● Description of the task
Without including any pictures, copy each entry below exactly.

● Records for this task
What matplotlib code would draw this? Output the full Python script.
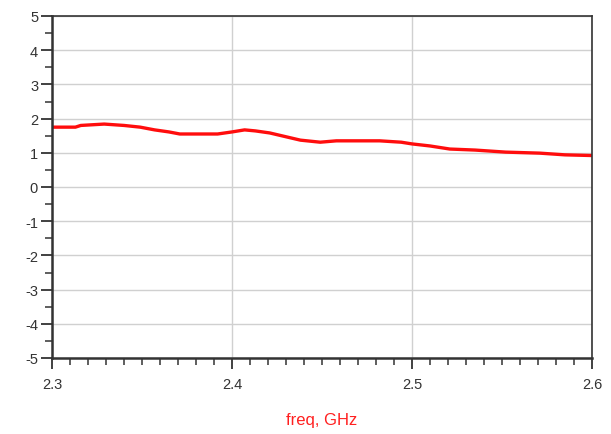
import matplotlib
matplotlib.use("Agg")
import matplotlib.pyplot as plt
from matplotlib.ticker import MultipleLocator, FormatStrFormatter

freq = [2.300, 2.313, 2.316, 2.329, 2.340, 2.349, 2.357, 2.365, 2.371, 2.392, 2.400,
        2.407, 2.413, 2.421, 2.438, 2.449, 2.458, 2.482, 2.494, 2.500, 2.510, 2.521,
        2.535, 2.552, 2.571, 2.585, 2.600]
vals = [1.75, 1.75, 1.80, 1.84, 1.80, 1.75, 1.67, 1.61, 1.55, 1.55, 1.61,
        1.67, 1.64, 1.58, 1.37, 1.31, 1.35, 1.35, 1.31, 1.26, 1.20, 1.11,
        1.08, 1.02, 0.99, 0.94, 0.92]

plt.rcParams['font.family'] = ['Liberation Sans', 'DejaVu Sans']
fig = plt.figure(figsize=(6.11, 4.35), dpi=100)
ax = fig.add_axes([52/611, 1-359/435, (592-52)/611, (359-17)/435])

ax.plot(freq, vals, color='#ff0d0d', lw=2.4, solid_capstyle='butt')
ax.set_xlim(2.3, 2.6)
ax.set_ylim(-5, 5)
ax.xaxis.set_major_locator(MultipleLocator(0.1))
ax.xaxis.set_minor_locator(MultipleLocator(0.01))
ax.yaxis.set_major_locator(MultipleLocator(1))
ax.yaxis.set_minor_locator(MultipleLocator(0.5))
ax.xaxis.set_major_formatter(FormatStrFormatter('%.1f'))
ax.yaxis.set_major_formatter(FormatStrFormatter('%d'))
ax.grid(True, which='major', color='#d0d0d0', lw=1.0)
ax.set_axisbelow(True)
for s in ax.spines.values():
    s.set_color('#333333')
    s.set_linewidth(1.2)
ax.spines['left'].set_linewidth(1.8)
ax.spines['bottom'].set_linewidth(1.8)
ax.tick_params(which='major', direction='out', length=8, width=1.3, color='#333333',
               labelsize=10.5, labelcolor='#333333', pad=2)
ax.tick_params(which='minor', direction='out', length=5, width=1.1, color='#333333')
ax.tick_params(axis='x', which='major', pad=6)
ax.set_xlabel('freq, GHz', color='#ff2020', fontsize=12, labelpad=15)

fig.savefig('out.png', dpi=100)
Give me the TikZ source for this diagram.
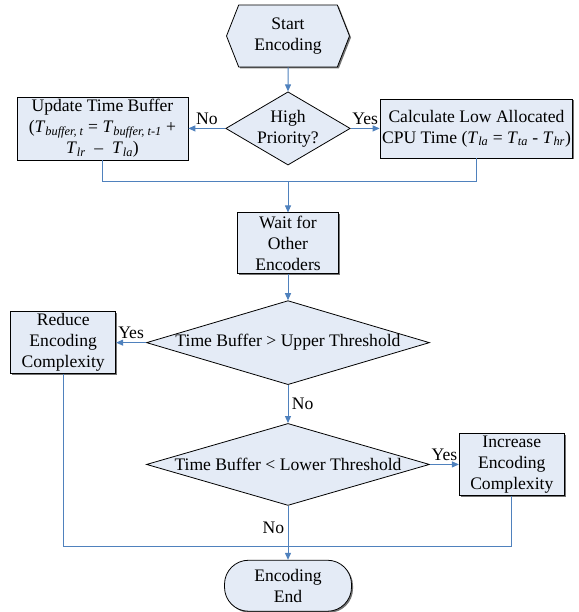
\documentclass[tikz,border=0pt]{standalone}
\usepackage{fontspec}
\setmainfont{Liberation Serif}
\usepackage{tikz}
\usetikzlibrary{arrows.meta, positioning, shapes.geometric, shapes.symbols, shadows}
\definecolor{boxfill}{HTML}{E4EBF6}
\definecolor{flow}{HTML}{4F81BD}
\newcommand{\tvar}[1]{\textit{T}\textsubscript{\textit{#1}}}

\begin{document}
\begin{tikzpicture}[
    x=1pt, y=1pt,
    font=\fontsize{17.6}{21}\selectfont,
    boxshadow/.style={drop shadow={shadow xshift=1.5pt, shadow yshift=-1.5pt, fill=black!55, opacity=1}},
    proc/.style={draw, line width=0.8pt, fill=boxfill, rectangle, align=center, inner sep=2pt, boxshadow},
    test/.style={draw, line width=0.8pt, fill=boxfill, diamond, align=center, inner sep=0pt},
    hexa/.style={draw, line width=0.8pt, fill=boxfill, signal, signal to=east and west, signal pointer angle=137,
        minimum width=123pt, minimum height=62pt, align=center, inner sep=0pt, boxshadow},
    term/.style={draw, line width=0.8pt, fill=boxfill, rectangle, rounded corners=24pt, align=center,
        minimum width=127pt, minimum height=51pt, boxshadow},
    flowline/.style={draw=flow, line width=1pt},
    >={Triangle[length=7pt, width=6pt]}
]
\useasboundingbox (0,0) rectangle (578,-612);

\node[hexa] (start) at (288,-36) {Start\\Encoding};
\node[test, aspect=1.7, below=24pt of start] (prio) {High\\Priority?};
\node[proc, left=37pt of prio, minimum width=171pt, minimum height=63pt] (upd)
    {Update Time Buffer\\(\tvar{buffer, t} = \tvar{buffer, t-1} +\\\tvar{lr} \ – \ \tvar{la})};
\node[proc, right=29pt of prio, minimum width=191pt, minimum height=59pt] (calc)
    {Calculate Low Allocated\\CPU Time (\tvar{la} = \tvar{ta} - \tvar{hr})};
\node[proc, below=47pt of prio, minimum width=101pt, minimum height=61pt] (wait) {Wait for\\Other\\Encoders};
\node[test, aspect=3.37, below=26pt of wait, minimum width=283pt, minimum height=84pt] (upper)
    {Time Buffer > Upper Threshold};
\node[proc, left=30pt of upper, minimum width=105pt, minimum height=62pt] (reduce) {Reduce\\Encoding\\Complexity};
\node[test, aspect=3.37, below=38pt of upper, minimum width=283pt, minimum height=82pt] (lower)
    {Time Buffer < Lower Threshold};
\node[proc, right=29pt of lower, minimum width=105pt, minimum height=62pt] (incr) {Increase\\Encoding\\Complexity};
\node[term, below=54pt of lower] (end) {Encoding\\End};

\coordinate[above=31pt of wait] (mergeA);
\coordinate[above=13pt of end] (mergeB);

% top part
\draw[flowline, ->] (start) -- (prio);
\draw[flowline, ->] (prio) -- (upd) node[midway, above, text=black] {No};
\draw[flowline, ->] (prio) -- (calc) node[midway, above, text=black] {Yes};
\draw[flowline] (upd.south) |- (mergeA);
\draw[flowline] (calc.south) |- (mergeA);
\draw[flowline, ->] (mergeA) -- (wait);

% thresholds
\draw[flowline, ->] (wait) -- (upper);
\draw[flowline, ->] (upper) -- (reduce) node[midway, above, text=black] {Yes};
\draw[flowline, ->] (upper) -- (lower) node[midway, right, text=black] {No};
\draw[flowline, ->] (lower) -- (incr) node[midway, above, text=black] {Yes};
\draw[flowline] (reduce.south) |- (mergeB);
\draw[flowline] (incr.south) |- (mergeB);
\draw[flowline, ->] (lower) -- (end) node[pos=0.4, left, text=black] {No};
\end{tikzpicture}
\end{document}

● Written solution
What matplotlib code would draw this? Output the full Python script.
import matplotlib
matplotlib.use("Agg")
import matplotlib.pyplot as plt
from matplotlib.ticker import MultipleLocator, FormatStrFormatter

freq = [2.300, 2.313, 2.316, 2.329, 2.340, 2.349, 2.357, 2.365, 2.371, 2.392, 2.400,
        2.407, 2.413, 2.421, 2.438, 2.449, 2.458, 2.482, 2.494, 2.500, 2.510, 2.521,
        2.535, 2.552, 2.571, 2.585, 2.600]
vals = [1.75, 1.75, 1.80, 1.84, 1.80, 1.75, 1.67, 1.61, 1.55, 1.55, 1.61,
        1.67, 1.64, 1.58, 1.37, 1.31, 1.35, 1.35, 1.31, 1.26, 1.20, 1.11,
        1.08, 1.02, 0.99, 0.94, 0.92]

plt.rcParams['font.family'] = ['Liberation Sans', 'DejaVu Sans']
fig = plt.figure(figsize=(6.11, 4.35), dpi=100)
ax = fig.add_axes([52/611, 1-359/435, (592-52)/611, (359-17)/435])

ax.plot(freq, vals, color='#ff0d0d', lw=2.4, solid_capstyle='butt')
ax.set_xlim(2.3, 2.6)
ax.set_ylim(-5, 5)
ax.xaxis.set_major_locator(MultipleLocator(0.1))
ax.xaxis.set_minor_locator(MultipleLocator(0.01))
ax.yaxis.set_major_locator(MultipleLocator(1))
ax.yaxis.set_minor_locator(MultipleLocator(0.5))
ax.xaxis.set_major_formatter(FormatStrFormatter('%.1f'))
ax.yaxis.set_major_formatter(FormatStrFormatter('%d'))
ax.grid(True, which='major', color='#d0d0d0', lw=1.0)
ax.set_axisbelow(True)
for s in ax.spines.values():
    s.set_color('#333333')
    s.set_linewidth(1.2)
ax.spines['left'].set_linewidth(1.8)
ax.spines['bottom'].set_linewidth(1.8)
ax.tick_params(which='major', direction='out', length=8, width=1.3, color='#333333',
               labelsize=10.5, labelcolor='#333333', pad=2)
ax.tick_params(which='minor', direction='out', length=5, width=1.1, color='#333333')
ax.tick_params(axis='x', which='major', pad=6)
ax.set_xlabel('freq, GHz', color='#ff2020', fontsize=12, labelpad=15)

fig.savefig('out.png', dpi=100)
Give me the TikZ source for this diagram.
\documentclass[tikz,border=0pt]{standalone}
\usepackage{fontspec}
\setmainfont{Liberation Serif}
\usepackage{tikz}
\usetikzlibrary{arrows.meta, positioning, shapes.geometric, shapes.symbols, shadows}
\definecolor{boxfill}{HTML}{E4EBF6}
\definecolor{flow}{HTML}{4F81BD}
\newcommand{\tvar}[1]{\textit{T}\textsubscript{\textit{#1}}}

\begin{document}
\begin{tikzpicture}[
    x=1pt, y=1pt,
    font=\fontsize{17.6}{21}\selectfont,
    boxshadow/.style={drop shadow={shadow xshift=1.5pt, shadow yshift=-1.5pt, fill=black!55, opacity=1}},
    proc/.style={draw, line width=0.8pt, fill=boxfill, rectangle, align=center, inner sep=2pt, boxshadow},
    test/.style={draw, line width=0.8pt, fill=boxfill, diamond, align=center, inner sep=0pt},
    hexa/.style={draw, line width=0.8pt, fill=boxfill, signal, signal to=east and west, signal pointer angle=137,
        minimum width=123pt, minimum height=62pt, align=center, inner sep=0pt, boxshadow},
    term/.style={draw, line width=0.8pt, fill=boxfill, rectangle, rounded corners=24pt, align=center,
        minimum width=127pt, minimum height=51pt, boxshadow},
    flowline/.style={draw=flow, line width=1pt},
    >={Triangle[length=7pt, width=6pt]}
]
\useasboundingbox (0,0) rectangle (578,-612);

\node[hexa] (start) at (288,-36) {Start\\Encoding};
\node[test, aspect=1.7, below=24pt of start] (prio) {High\\Priority?};
\node[proc, left=37pt of prio, minimum width=171pt, minimum height=63pt] (upd)
    {Update Time Buffer\\(\tvar{buffer, t} = \tvar{buffer, t-1} +\\\tvar{lr} \ – \ \tvar{la})};
\node[proc, right=29pt of prio, minimum width=191pt, minimum height=59pt] (calc)
    {Calculate Low Allocated\\CPU Time (\tvar{la} = \tvar{ta} - \tvar{hr})};
\node[proc, below=47pt of prio, minimum width=101pt, minimum height=61pt] (wait) {Wait for\\Other\\Encoders};
\node[test, aspect=3.37, below=26pt of wait, minimum width=283pt, minimum height=84pt] (upper)
    {Time Buffer > Upper Threshold};
\node[proc, left=30pt of upper, minimum width=105pt, minimum height=62pt] (reduce) {Reduce\\Encoding\\Complexity};
\node[test, aspect=3.37, below=38pt of upper, minimum width=283pt, minimum height=82pt] (lower)
    {Time Buffer < Lower Threshold};
\node[proc, right=29pt of lower, minimum width=105pt, minimum height=62pt] (incr) {Increase\\Encoding\\Complexity};
\node[term, below=54pt of lower] (end) {Encoding\\End};

\coordinate[above=31pt of wait] (mergeA);
\coordinate[above=13pt of end] (mergeB);

% top part
\draw[flowline, ->] (start) -- (prio);
\draw[flowline, ->] (prio) -- (upd) node[midway, above, text=black] {No};
\draw[flowline, ->] (prio) -- (calc) node[midway, above, text=black] {Yes};
\draw[flowline] (upd.south) |- (mergeA);
\draw[flowline] (calc.south) |- (mergeA);
\draw[flowline, ->] (mergeA) -- (wait);

% thresholds
\draw[flowline, ->] (wait) -- (upper);
\draw[flowline, ->] (upper) -- (reduce) node[midway, above, text=black] {Yes};
\draw[flowline, ->] (upper) -- (lower) node[midway, right, text=black] {No};
\draw[flowline, ->] (lower) -- (incr) node[midway, above, text=black] {Yes};
\draw[flowline] (reduce.south) |- (mergeB);
\draw[flowline] (incr.south) |- (mergeB);
\draw[flowline, ->] (lower) -- (end) node[pos=0.4, left, text=black] {No};
\end{tikzpicture}
\end{document}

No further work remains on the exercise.